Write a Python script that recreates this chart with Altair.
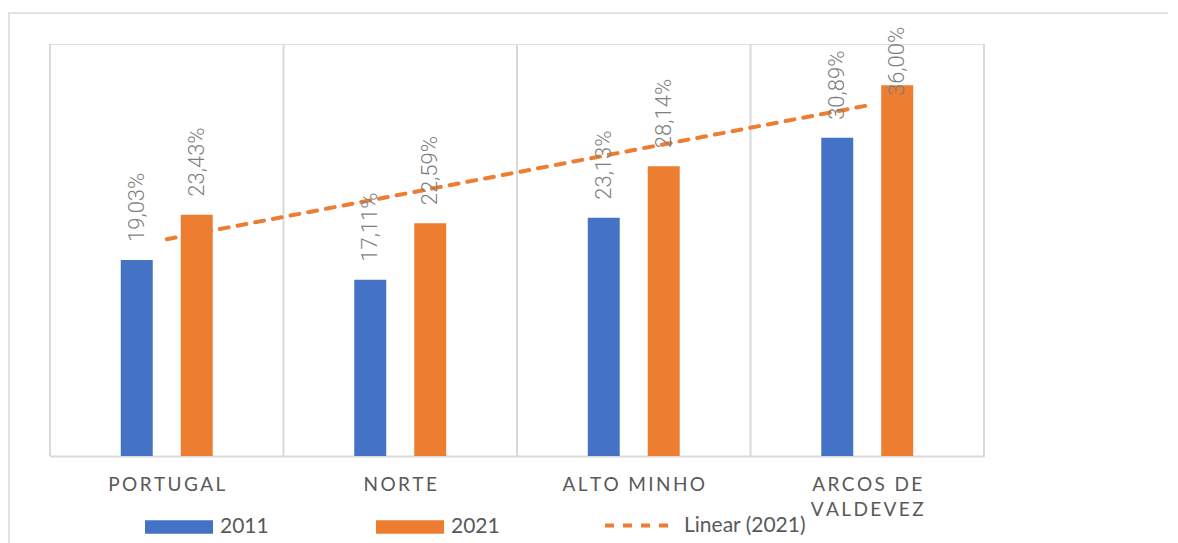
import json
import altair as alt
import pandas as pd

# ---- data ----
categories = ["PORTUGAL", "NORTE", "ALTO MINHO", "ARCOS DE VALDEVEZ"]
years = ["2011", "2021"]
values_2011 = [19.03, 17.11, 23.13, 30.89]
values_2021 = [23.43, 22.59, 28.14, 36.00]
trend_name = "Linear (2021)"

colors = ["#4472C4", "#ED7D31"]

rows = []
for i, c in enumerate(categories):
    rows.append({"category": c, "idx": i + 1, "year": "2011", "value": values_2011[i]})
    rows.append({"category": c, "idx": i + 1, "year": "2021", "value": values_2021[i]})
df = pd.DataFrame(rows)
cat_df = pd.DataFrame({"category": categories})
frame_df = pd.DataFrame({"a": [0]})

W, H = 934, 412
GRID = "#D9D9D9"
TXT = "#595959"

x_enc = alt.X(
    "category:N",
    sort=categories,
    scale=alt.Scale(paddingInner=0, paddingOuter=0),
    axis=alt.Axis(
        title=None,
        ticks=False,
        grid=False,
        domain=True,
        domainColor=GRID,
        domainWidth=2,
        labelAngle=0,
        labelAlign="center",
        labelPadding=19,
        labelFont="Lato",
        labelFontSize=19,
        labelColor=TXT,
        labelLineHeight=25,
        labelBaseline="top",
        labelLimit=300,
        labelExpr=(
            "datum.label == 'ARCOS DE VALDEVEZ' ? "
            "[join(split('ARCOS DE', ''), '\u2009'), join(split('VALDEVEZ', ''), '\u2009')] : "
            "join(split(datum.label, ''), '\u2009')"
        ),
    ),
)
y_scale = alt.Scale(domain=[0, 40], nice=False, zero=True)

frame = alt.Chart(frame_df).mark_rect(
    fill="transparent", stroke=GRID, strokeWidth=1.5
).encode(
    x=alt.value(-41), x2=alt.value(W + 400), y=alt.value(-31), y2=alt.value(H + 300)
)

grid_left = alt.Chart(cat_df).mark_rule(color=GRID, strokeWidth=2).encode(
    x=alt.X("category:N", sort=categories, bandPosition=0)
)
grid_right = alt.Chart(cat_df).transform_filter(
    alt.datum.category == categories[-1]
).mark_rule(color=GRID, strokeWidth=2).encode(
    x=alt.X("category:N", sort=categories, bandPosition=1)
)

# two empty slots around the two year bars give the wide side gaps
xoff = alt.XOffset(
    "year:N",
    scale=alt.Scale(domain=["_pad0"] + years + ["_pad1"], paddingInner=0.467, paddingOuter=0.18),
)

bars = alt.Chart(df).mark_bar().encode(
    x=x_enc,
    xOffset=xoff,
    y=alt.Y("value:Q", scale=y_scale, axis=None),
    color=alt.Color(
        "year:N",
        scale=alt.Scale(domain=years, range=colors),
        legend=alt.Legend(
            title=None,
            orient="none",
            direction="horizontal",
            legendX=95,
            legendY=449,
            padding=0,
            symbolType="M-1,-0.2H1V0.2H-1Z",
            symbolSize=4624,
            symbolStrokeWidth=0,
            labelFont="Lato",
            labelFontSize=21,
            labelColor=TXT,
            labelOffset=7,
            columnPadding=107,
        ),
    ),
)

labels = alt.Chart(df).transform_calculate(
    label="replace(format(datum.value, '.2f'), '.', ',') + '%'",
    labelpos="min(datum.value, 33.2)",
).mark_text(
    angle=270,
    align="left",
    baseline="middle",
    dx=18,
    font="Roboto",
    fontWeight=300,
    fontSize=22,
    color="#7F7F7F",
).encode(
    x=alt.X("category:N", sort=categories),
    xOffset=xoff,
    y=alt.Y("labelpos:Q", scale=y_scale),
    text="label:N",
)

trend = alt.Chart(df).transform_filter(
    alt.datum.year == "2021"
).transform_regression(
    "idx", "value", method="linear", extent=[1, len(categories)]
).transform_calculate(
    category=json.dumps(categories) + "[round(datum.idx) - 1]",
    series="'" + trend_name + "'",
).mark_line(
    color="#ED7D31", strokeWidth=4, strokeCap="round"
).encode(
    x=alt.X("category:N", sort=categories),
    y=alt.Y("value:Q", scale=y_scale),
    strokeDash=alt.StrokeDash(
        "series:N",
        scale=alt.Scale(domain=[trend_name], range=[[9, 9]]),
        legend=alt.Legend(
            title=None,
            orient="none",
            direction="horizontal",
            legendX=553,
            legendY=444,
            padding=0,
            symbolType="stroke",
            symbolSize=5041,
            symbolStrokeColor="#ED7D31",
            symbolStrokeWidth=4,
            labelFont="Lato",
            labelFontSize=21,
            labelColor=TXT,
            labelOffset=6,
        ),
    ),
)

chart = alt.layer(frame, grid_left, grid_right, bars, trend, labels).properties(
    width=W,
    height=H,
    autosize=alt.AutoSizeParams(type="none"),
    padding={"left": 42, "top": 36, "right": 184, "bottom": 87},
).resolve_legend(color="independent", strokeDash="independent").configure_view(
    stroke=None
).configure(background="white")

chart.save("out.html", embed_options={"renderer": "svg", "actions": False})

_DO THIS_
Copy nothing but the lines from the top of the material through the line holding "import pandas as pd", exactly as written; omit pictures.

_SOLVED PROBLEM_
Write a Python script that recreates this chart with Altair.
import json
import altair as alt
import pandas as pd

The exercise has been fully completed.